Conversation Saturdays

by Shibu Arakkal Leave a Comment

The invitees and I experienced the first of many ‘Conversation Saturdays’ to come, this past 25th of February.

My idea was to invite a very specific ensemble of creative people (“creative” in the widest sense of its definition), arriving at a specific dynamic and to have a freewheeling conversation without agenda about creativity and our personal thoughts and philosophies as well as our struggles with it.

The guidelines for the idea were also to have robust debates and not be anchored to predisposed standpoints without good reason and to not have to be politically correct but also to humbly accept ideas or thoughts that might prove your own wrong.

Conversation Saturdays 1 brought together artists Aarohi Singh, Clyde D’Mello, art & literature lover Sumeet Shetty and my very self.

I started off CS1 with my curious question about the role and relevance of actual creation in the creative process of art. And that creation to not be mistaken or disguised as manufacturing, craftsmanship by commissioned artisans or putting together of readymade objects to create an artwork.

I was in fact curious about an artist’s technical ability, traditionally understood to be one half of an artist’s ability, along with his creative expression/philosophies/thoughts.

Clyde sighted the example of an artist who had “created” an artwork of two mechanical watches wound and synched to have them displayed and for the audience to watch them over time go out of synch. The thought behind the work being similar to how lovers grow apart over time.

Without reservations about the idea’s profundity and the unique creative expression, the execution as a matter of fact, was devoid of any actually technical process of creation. And although an artist could create one-offs or works that stray outside of his/her technical ability and I think that it is perfectly fine to do so, a life-long learning of one’s art must, I think, involve honing one’s technical ability or simply put skill. Else, I think the artwork itself lacks a truly inspirational element.

Aarohi’s similar questions as mine involved very real life assertions of who she is and of her stance in the midst of everything that surrounds her, in great parts, her life as an artist. And also how she sees the two halves of her life weaved together by complex threads.

Sumeet, had a very distinct perspective, being a lover of art and literature (and a technology professional by day) that a lot of art being “produced” today lines itself up to a lifestyle that is being sold and hence, the art itself isn’t a whole but an unmysterious puzzle piece in all of it.
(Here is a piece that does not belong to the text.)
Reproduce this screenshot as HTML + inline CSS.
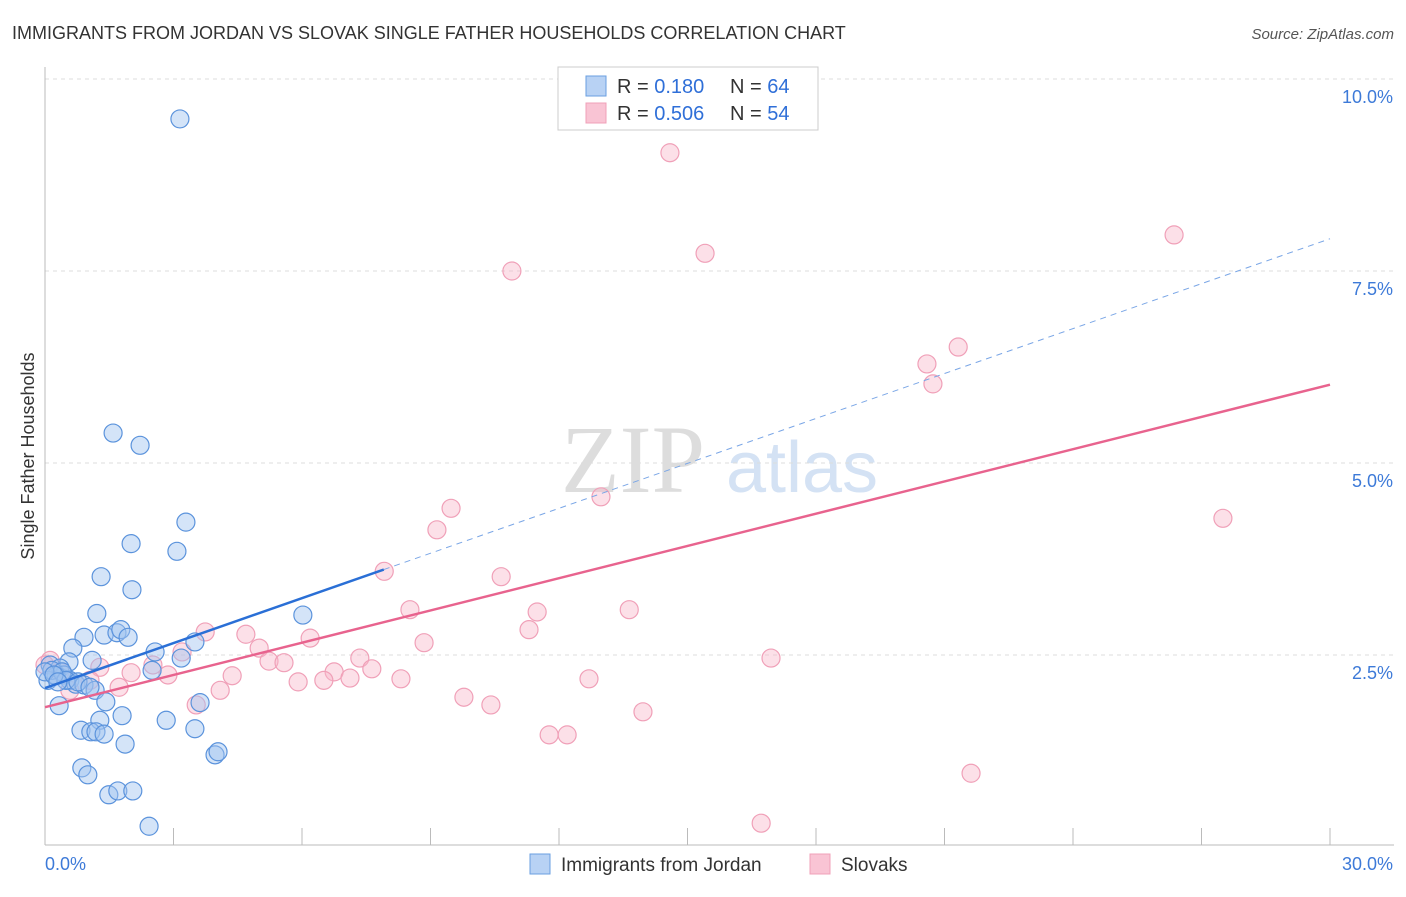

The idea of us being digitally walled off to the point where our human interaction on a daily basis is restricted to texts, emails, at best telephonic enquiries or work/daily-life related details troubles me, being that we are humans and are designed to be stimulated by human interaction.

To this end and to be challenged and to challenge human interactive and intellectual status quo and to truly converse about things that occupy our mindspace in terms of our creative endeavours in life, was the reason behind Conversation Saturdays.

I personally look forward to CS2 which promises to be a proper humdinger with a mysterious out-of-town artist friend, a blues musician and a couple of really interestingly sharp and inquisitive minds.